Sunday, 3 June 2018
Joanne Shaw Taylor - The Dirty Truth (2014)
Released September 2014
Would you believe this girl is from Wednesbury in the West Midlands? She sounds like she could be from the backwoods of Kentucky or the Mississippi Delta. With a voice like she gargles on Jack Daniels and razor blades she plays a dirty, mean blues guitar.
Released in 2014, Joanne admitted she was aiming for a more full on, denser, edgier, rockier feel to this album. Some fans have not liked this so much, but there again, many have. This is a kick posterior copper-bottomed quality hard blues rock album. Recorded, apparently and suitably, in Memphis.

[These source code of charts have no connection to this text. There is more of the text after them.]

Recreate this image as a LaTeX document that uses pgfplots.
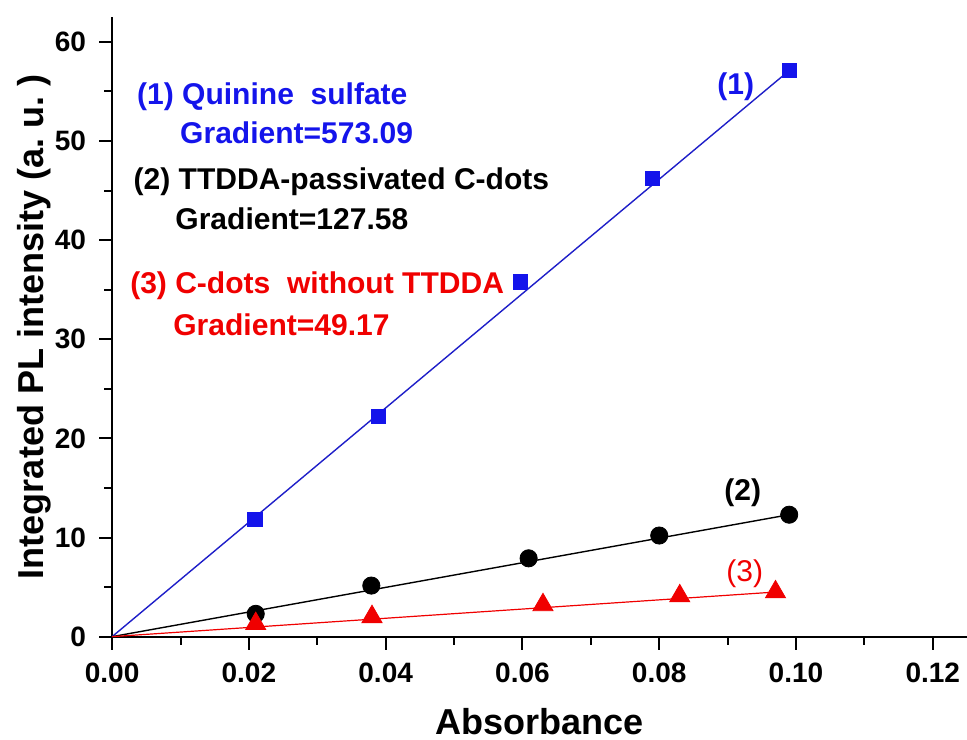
\documentclass[border=0pt]{standalone}
\usepackage{pgfplots}
\pgfplotsset{compat=1.18}
\usepackage{fontspec}
\setmainfont{Liberation Sans}
\definecolor{qblue}{RGB}{20,20,235}
\definecolor{lblue}{RGB}{30,30,200}
\definecolor{qred}{RGB}{240,0,0}
\begin{document}
\begin{tikzpicture}
\begin{axis}[
  scale only axis,
  width=427pt, height=309.5pt,
  xmin=0, xmax=0.125, ymin=0, ymax=62.5,
  axis x line=bottom, axis y line=left,
  axis line style={-, line width=1pt},
  xtick={0,0.02,0.04,0.06,0.08,0.10,0.12},
  xticklabels={0.00,0.02,0.04,0.06,0.08,0.10,0.12},
  ytick={0,10,20,30,40,50,60},
  minor xtick={0.01,0.03,0.05,0.07,0.09,0.11},
  minor ytick={5,15,25,35,45,55},
  tick align=outside,
  major tick length=6.5pt, minor tick length=4pt,
  every tick/.style={black, line width=1pt},
  /pgf/number format/assume math mode=true,
  ticklabel style={font=\fontsize{14}{16}\selectfont\bfseries},
  xticklabel style={yshift=-3pt},
  yticklabel style={xshift=-3pt},
  xlabel={Absorbance},
  ylabel={Integrated PL intensity (a.\ u.\ )},
  label style={font=\fontsize{18}{22}\selectfont\bfseries},
  xlabel style={yshift=-6pt},
  ylabel style={yshift=-5pt},
  clip=false,
]
% fitted lines
\addplot[lblue, line width=0.7pt] coordinates {(0,0) (0.099,57.1)};
\addplot[black, line width=0.7pt] coordinates {(0,0) (0.099,12.3)};
\addplot[qred, line width=0.6pt] coordinates {(0,0) (0.097,4.5)};
% data
\addplot[only marks, mark=square*, mark size=3.6pt, qblue] coordinates {
 (0.0209,11.8) (0.0389,22.2) (0.0597,35.8) (0.079,46.2) (0.099,57.1)};
\addplot[only marks, mark=*, mark size=4.3pt, black] coordinates {
 (0.021,2.3) (0.0379,5.15) (0.0609,7.9) (0.080,10.2) (0.099,12.3)};
\addplot[only marks, mark=triangle*, mark size=5.8pt, qred] coordinates {
 (0.021,1.3) (0.038,2.0) (0.063,3.2) (0.083,4.1) (0.097,4.5)};
% annotations
\begin{scope}[every node/.style={font=\fontsize{15}{18}\selectfont\bfseries, inner sep=0pt, anchor=west}]
\node[text=qblue] at (axis cs:0.0036,54.5) {(1) Quinine\ \ sulfate};
\node[text=qblue] at (axis cs:0.0099,50.8) {Gradient=573.09};
\node[text=black] at (axis cs:0.0031,45.9) {(2) TTDDA-passivated C-dots};
\node[text=black] at (axis cs:0.0092,42.1) {Gradient=127.58};
\node[text=qred] at (axis cs:0.0026,35.4) {(3) C-dots\ \ without TTDDA};
\node[text=qred] at (axis cs:0.0089,31.5) {Gradient=49.17};
\node[text=qblue, anchor=center] at (axis cs:0.0912,55.5) {(1)};
\node[text=black, anchor=center] at (axis cs:0.0922,14.5) {(2)};
\node[text=qred, anchor=center, font=\fontsize{15}{18}\selectfont] at (axis cs:0.0925,6.3) {(3)};
\end{scope}
\end{axis}
\pgfresetboundingbox
\path (current axis.south west) ++(-56pt,-51.5pt) rectangle ([yshift=8.5pt]current axis.north east);
\end{tikzpicture}
\end{document}
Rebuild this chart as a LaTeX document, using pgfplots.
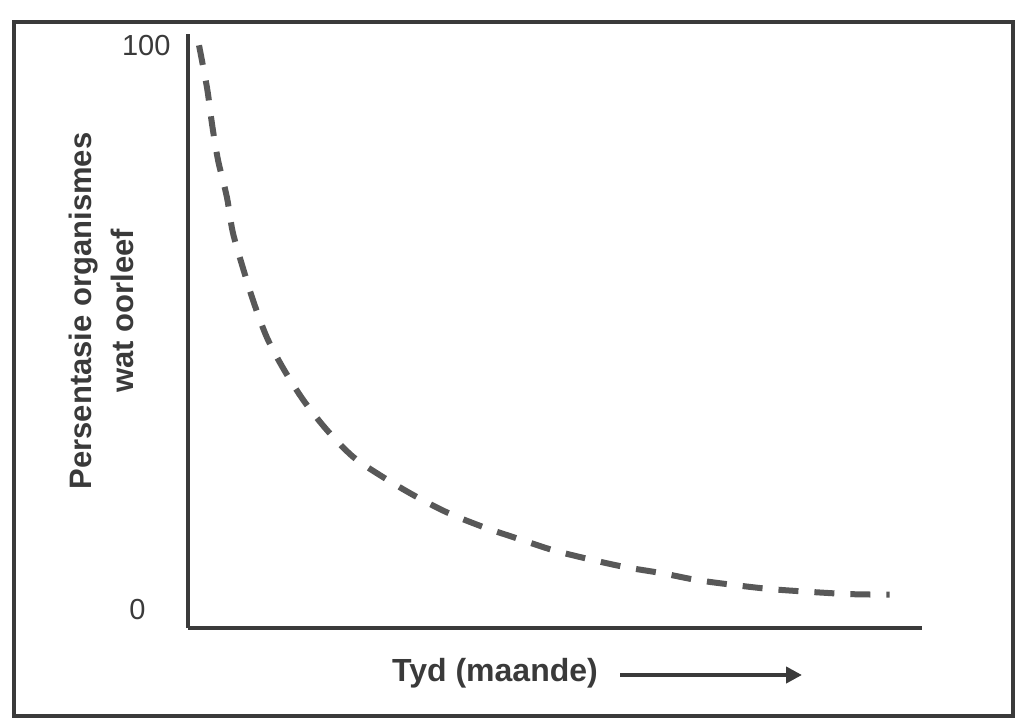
\documentclass[border=0pt]{standalone}
\usepackage{fontspec}
\setmainfont{Liberation Sans}
\usepackage{pgfplots}
\pgfplotsset{compat=1.18}
\usetikzlibrary{arrows.meta}
\definecolor{ink}{HTML}{3A3A3A}
\definecolor{dashgray}{HTML}{585858}

\pgfplotstableread{
x y
1.5 100
2.6 92.4
3.3 85.8
4.1 79.6
5.3 73.1
6.1 66.9
7.5 60.5
9.0 54.3
10.8 48.1
13.1 42.5
15.8 37.0
18.9 31.9
22.5 27.1
26.6 23.5
30.9 20.2
35.4 17.2
40.2 14.7
45.0 12.6
49.7 10.6
54.6 9.0
59.5 7.6
64.6 6.5
69.3 5.3
74.5 4.4
79.3 3.7
84.7 3.2
90.2 2.8
95.6 2.7
}\survival

\begin{document}
\begin{tikzpicture}[x=1pt,y=1pt]
\path[use as bounding box] (0,0) rectangle (1019,726);
% scanned frame round the figure
\draw[ink, line width=3.5pt] (14,10) rectangle (1013,704);

\begin{axis}[
    at={(188pt,98pt)}, anchor=south west,
    scale only axis, width=734pt, height=594pt,
    xmin=0, xmax=100, ymin=-3.2, ymax=102,
    axis x line*=bottom, axis y line*=left,
    axis line style={ink, line width=3.5pt, -},
    xtick=\empty,
    ytick={100}, extra y ticks={0},
    tick style={draw=none}, major tick length=0pt,
    /pgf/number format/assume math mode=true,
    yticklabel style={font=\fontsize{29}{34}\selectfont, text=ink, xshift=-14pt},
    extra y tick style={yticklabel style={xshift=-25pt}},
    clip=false,
]
\addplot[dashgray, line width=6pt, dash pattern=on 20pt off 16pt, smooth]
    table[x=x, y=y] {\survival};
\end{axis}

\node[rotate=90, align=center, text=ink,
      font=\bfseries\fontsize{31}{42}\selectfont] at (101,415)
      {Persentasie organismes\\wat oorleef};
\node[anchor=base, text=ink, font=\bfseries\fontsize{32}{38}\selectfont]
      at (495,45) {Tyd (maande)};
\draw[ink, line width=4pt, -{Triangle[length=16pt, width=16pt]}]
      (620,51) -- (802,51);
\end{tikzpicture}
\end{document}
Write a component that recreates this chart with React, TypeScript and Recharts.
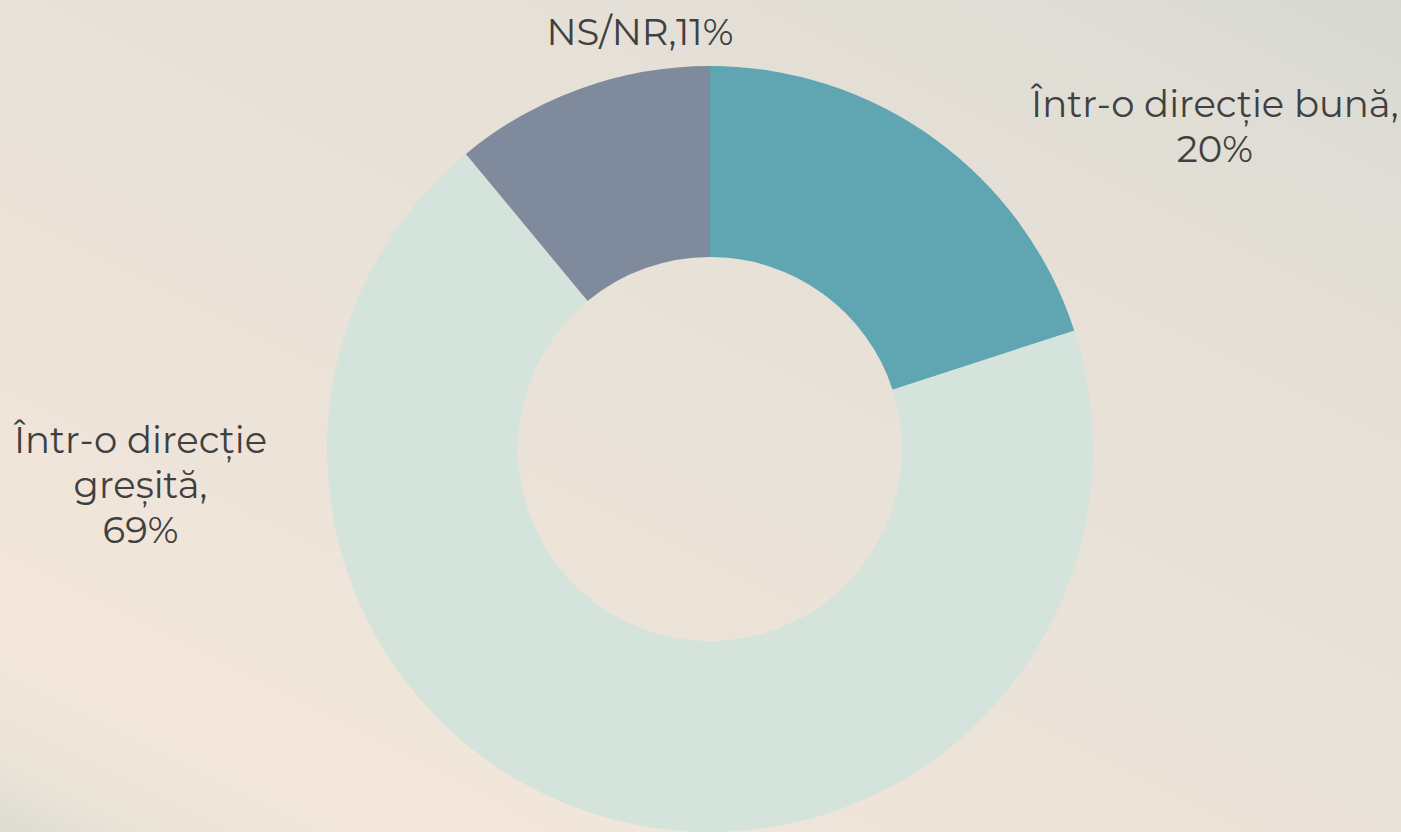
import React from "react";
import { PieChart, Pie, Cell } from "recharts";

const categories = ["Într-o direcție bună", "Într-o direcție greșită", "NS/NR"];
const values = [20, 69, 11];
const labelLines = [
  ["Într-o direcție bună,", "20%"],
  ["Într-o direcție", "greșită,", "69%"],
  ["NS/NR,11%"],
];

const COLORS = ["#5fa5b2", "#d4e3dc", "#7f8a9d"];
// label anchor offsets relative to the pie centre, in units of outer radius
const LABEL_POS: [number, number][] = [
  [1.318, -0.845],
  [-1.487, 0.092],
  [-0.183, -1.092],
];

const data = categories.map((name, i) => ({ name, value: values[i] }));

const W = 1401;
const H = 832;
const FONT = "Montserrat, 'Open Sans', 'Noto Sans', sans-serif";

const renderLabel = (props: any) => {
  const { cx, cy, outerRadius, index } = props;
  const [ox, oy] = LABEL_POS[index];
  const lines = labelLines[index];
  const lh = 45;
  const x = cx + ox * outerRadius;
  const yMid = cy + oy * outerRadius;
  const y0 = yMid - ((lines.length - 1) * lh) / 2;
  return (
    <text
      x={x}
      y={y0}
      textAnchor="middle"
      dominantBaseline="central"
      fill="#404040"
      fontFamily={FONT}
      fontSize={37}
    >
      {lines.map((l, i) => (
        <tspan key={i} x={x} y={y0 + i * lh} dominantBaseline="central">
          {l}
        </tspan>
      ))}
    </text>
  );
};

export default function App() {
  return (
    <div
      style={{
        width: W,
        height: H,
        position: "relative",
        overflow: "hidden",
        background:
          "linear-gradient(206.6deg, #d6d9d2 0%, #dfddd5 12%, #e6e0d7 30%, #e9e2d8 50%, #eee4d9 70%, #f3e7da 87%, #ece4d8 95%, #dcdbd2 100%)",
      }}
    >
      <style>{"body{margin:0;}"}</style>
      <PieChart width={W} height={H} margin={{ top: 0, right: 0, bottom: 0, left: 0 }}>
        <Pie
          data={data}
          dataKey="value"
          nameKey="name"
          cx={710}
          cy={449}
          innerRadius={192}
          outerRadius={383}
          startAngle={90}
          endAngle={-270}
          stroke="none"
          isAnimationActive={false}
          labelLine={false}
          label={renderLabel}
        >
          {data.map((d, i) => (
            <Cell key={d.name} fill={COLORS[i]} />
          ))}
        </Pie>
      </PieChart>
    </div>
  );
}
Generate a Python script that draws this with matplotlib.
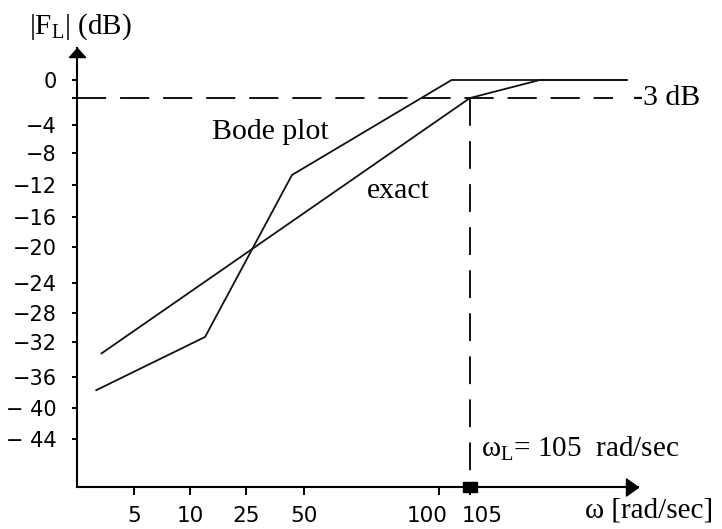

Kicking off with the storming guitar rocker, "Mud Honey", the tone is set for the whole album. Although the album is studio recorded, there is an almost "live" feel to it, as if everything has been recorded in one take. Whether that is the truth or not, it certainly sounds like it. "The Dirty Truth", the title track, is a rumbling, slow burner with just magnificent blues guitar on it and, of course, Joanne's voice is just incredible. She is the real deal.
There a lot of these female blues rockers around at the moment - Susan Tedeschi, Joanna Connor, Grace Potter and, of course, the grand old lady of the blues, Bonnie Raitt. While somebody like Bonnie certainly had her soft moments, Joanne Shaw Taylor ain't no soft, fluffy lady, even when singing of love, such as on the slow, emotional but tough "Wicked Soul". Her throaty fire always burns hot. She doesn't let up. Not her style. Great guitar on this one too, as indeed on most of them. "Fool In Love" has a nice, less "in your face", slightly more melodic vibe to it and Joanne shows she can soften the tone just a little bit. The song still rocks though. Another impressive guitar part half way through.
"Wrecking Ball" (not the Bruce Springsteen song of the same name) has a sort of funky drum rhythm to it and "Tried, Tested And True" is another comfortable, slow sad one with Joanne giving it her best Janis Joplin. "Outlaw Angel" sees a return to upbeat, rocking blues. "Shiver And High" has a great bass and drum intro before Joanne's guitar joins in and then her soulful vocal. "Struck Down" has a riff from somewhere that I can't quite place, a punk song from way back, maybe, The Vibrators, possibly. No matter. "Feels Like Home" is a bit staccato like "Wrecking Ball".
Personally, I prefer the slightly subtler, more melodious tones of her 2009 debut, “White Sugar”, but that is just my opinion. This is still a good album.
The live cuts are delivered pretty true to the studio versions. The sound quality is good on them too.What you don't get with quite a lot of blues rock material is too much lyrical (or often musical) variation and I have to admit that is true here but a bit like with, say, roots reggae, it doesn't really matter. Play this and it is an invigorating 45 minutes or so.